Allâme Muhammed b. Sâlih el-Useymîn -rahimehullah- dedi ki:
Bil ki: Kâhin, gelecekle ilgili ğâibten haberler veren kimsedir. Bir insan, kâhine giderse onun hâli şu üç durumdan birisidir:
Birinci durum: Kâhine gidip soru soran ancak onu tasdîk etmeyen kimsedir. Sahîh-i Müslim'de(1) sâbit olduğu üzere; bu kimsenin namazı kırk gün kabûl olmaz.

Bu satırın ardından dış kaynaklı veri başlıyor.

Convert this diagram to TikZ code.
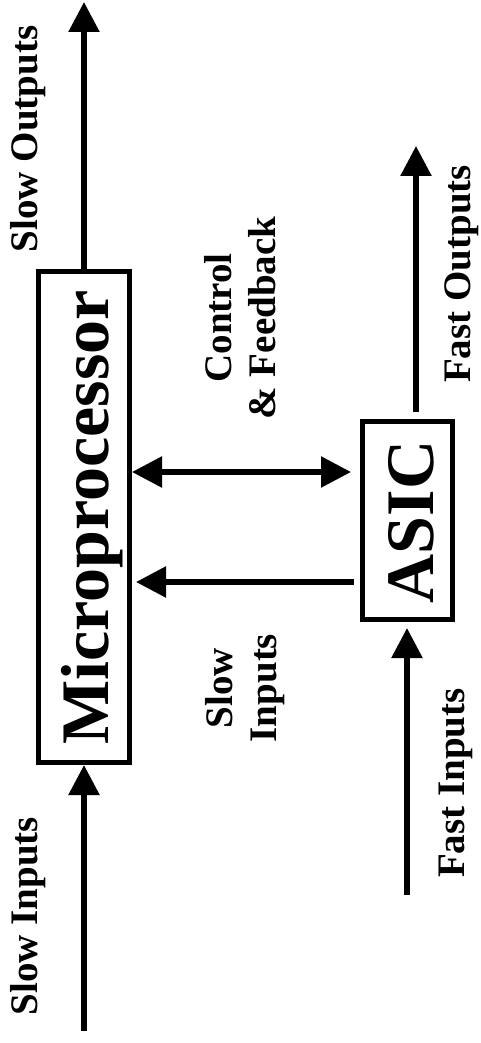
\documentclass[tikz,border=0pt]{standalone}
\usepackage{fontspec}
\setmainfont{Liberation Serif}
\usetikzlibrary{arrows.meta}
\begin{document}
\begin{tikzpicture}[x=1pt,y=-1pt,
  blockbox/.style={draw,line width=5pt,minimum width=#1,inner sep=0pt},
  arr/.style={line width=5.5pt,-{Triangle[length=30pt,width=30pt]}},
  darr/.style={line width=5.5pt,{Triangle[length=30pt,width=30pt]}-{Triangle[length=30pt,width=30pt]}},
  biglabel/.style={rotate=90,font=\fontsize{68}{70}\selectfont\bfseries,inner sep=0pt},
  lbl/.style={rotate=90,font=\fontsize{39}{44}\selectfont\bfseries,inner sep=0pt,align=center}]
\useasboundingbox (0,0) rectangle (481,1043);

% processing blocks
\node[blockbox=91pt,minimum height=491pt] (mp) at (84,517) {};
\node[blockbox=90pt,minimum height=198pt] (asic) at (407.5,520.5) {};
\node[biglabel,anchor=base] (mptext) at (108,517.5) {Microprocessor};
\node[biglabel,anchor=base] (asictext) at (433,522) {ASIC};

% free ends of the outer connectors
\coordinate (soend) at (84,2);
\coordinate (sistart) at (84,1031);
\coordinate (foend) at (416,146);
\coordinate (fistart) at (407,895);

% connectors
\draw[arr] (mp.north) -- (soend);
\draw[arr] (sistart) -- (mp.south);
\draw[darr,shorten >=9pt] (mp.east |- 0,472) -- (asic.west |- 0,472);
\draw[arr,shorten <=6pt,shorten >=4pt] (asic.west |- 0,582) -- (mp.east |- 0,582);
\draw[arr,shorten <=7pt] (asic.north -| foend) -- (foend);
\draw[arr,shorten >=6pt] (fistart) -- (asic.south -| fistart);

% signal labels
\node[lbl] (solabel) at (28,139) {Slow Outputs};
\node[lbl] (silabel) at (28,916) {Slow Inputs};
\node[lbl] (cflabel) at (240,318) {Control\\\& Feedback};
\node[lbl] (sislabel) at (245,688) {Slow\\Inputs};
\node[lbl] (folabel) at (462,274) {Fast Outputs};
\node[lbl] (filabel) at (456,783) {Fast Inputs};
\end{tikzpicture}
\end{document}
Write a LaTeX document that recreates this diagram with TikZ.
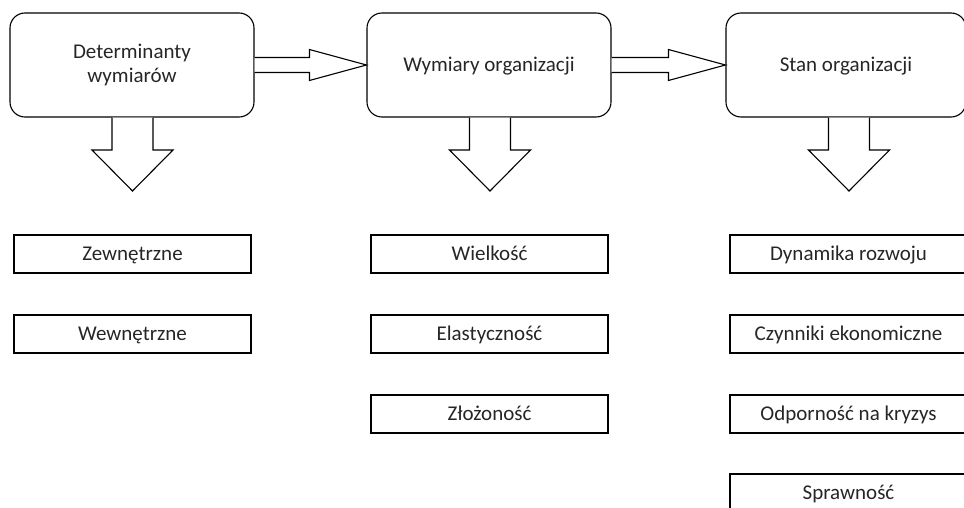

İkinci durum: Kâhine gidip soru soran ve tasdîk eden kimsedir. Bu kişi Nebî sallallâhu aleyhi ve sellem'in "Her kim bir kâhine gider de onun söylediklerini tasdîk ederse, bu kimse Muhammed'e indirilene küfretmiştir."(2) sözünden dolayı kâfirdir. Bunun küfür olma yönü ise, o kâhini tasdîk etmesi Allah celle ve alâ'nın "De ki: Göklerde ve yerde Allah'tan başkası gaybı bilemez." (Neml 65) âyetini yalanlamayı içeriyor olmasıdır. Çünkü kâhin gelecekteki gaybî işlerden haber verir. Onu tasdîk ettiğin zaman, (bu tasdîk edişinin) içerisinde bu âyeti yalanlamak vardır. Böylelikle bu da küfür olmuş olur. Bu yüzden hadîste şu şekilde gelmiştir: 'Her kim bir kâhine gider de onu tasdîk ederse -yani ona sorar da onu tasdîk ederse- Muhammed'e indirilene küfretmiştir.'
Üçüncü durum: Kâhini yalanlamak için ona soru sormaktır. Ona yalnızca onu imtihân etmek adına soru sorar. Bunda herhangi bir beis yoktur. Nitekim Nebî sallallâhu aleyhi ve sellem İbnu Sayyâd'a kendisi hakkında gizlediği şeyi sormuştu. O da "ed-Duh" yani ed-Duhân(3) demişti. Nebî aleyhi's-salâtu ve's-selâm da ona: "Defol! Kâhin olmanın üstüne çıkamayacaksın." demişti.(4)
Kaynak: Şerhu Riyadi's-Sâlihîn, 3/72
(1) Müslim, 2230
(2) Ebû Dâvûd, 3904; Tirmizî, 135; Nesâî, 9017; İbnu Mâce, 639; Ahmed, 10167
(3) Bununla Duhân suresinin 10. ayetinde geçen "duhân" kelimesini kastetmişti.